Brockhouse, who was a consultant to the San Antonio Professional Firefighters Association before being elected to City Council, said the City has lost twice on the trial and appellate court level, and estimates it will take a year to get the case heard by the Texas Supreme Court. He says the City should drop the lawsuit and he predicted if that happens, the SAPFFA will be at the bargaining table 'within 72 hours.'
A ten year Evergreen Clause in the 2011 contract, which allows the provisions of the existing contract to remain in force for ten years after the three year contract expired allows the SAPFFA to avoid negotiations, because they continue to get pay and benefits under the 2011 agreement.
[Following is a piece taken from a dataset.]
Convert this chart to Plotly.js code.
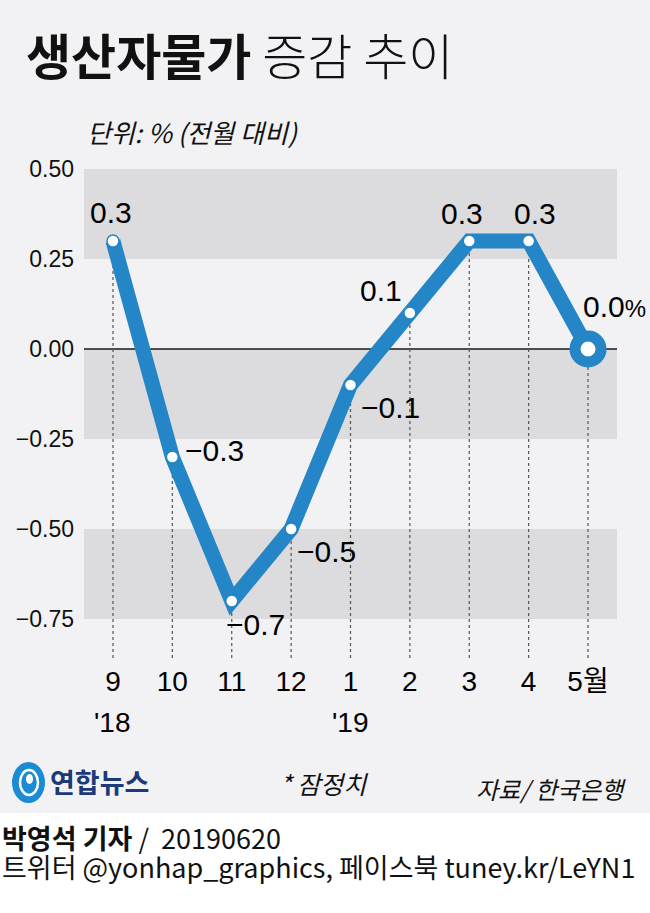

Nirenberg says among the benefits they receive, which the City is attempting to roll back, include 'zero premium' health insurance for themselves and their spouses, which has cost taxpayers $90 million.
The City has offered a compromise which includes pay raises, and allows the firefighters to continue to get their own personal health insurance without premiums, but requires premiums be paid on dependent coverage, and eliminates the legal defense fund.
“In total, the fire and police contracts cost taxpayers nearly $600 million a year, so the legal fees are a relatively small cost of doing business, especially if they result in an agreement such as the mediated settlement with the police union, which avoids nearly $90 million in healthcare costs," Nirenberg said.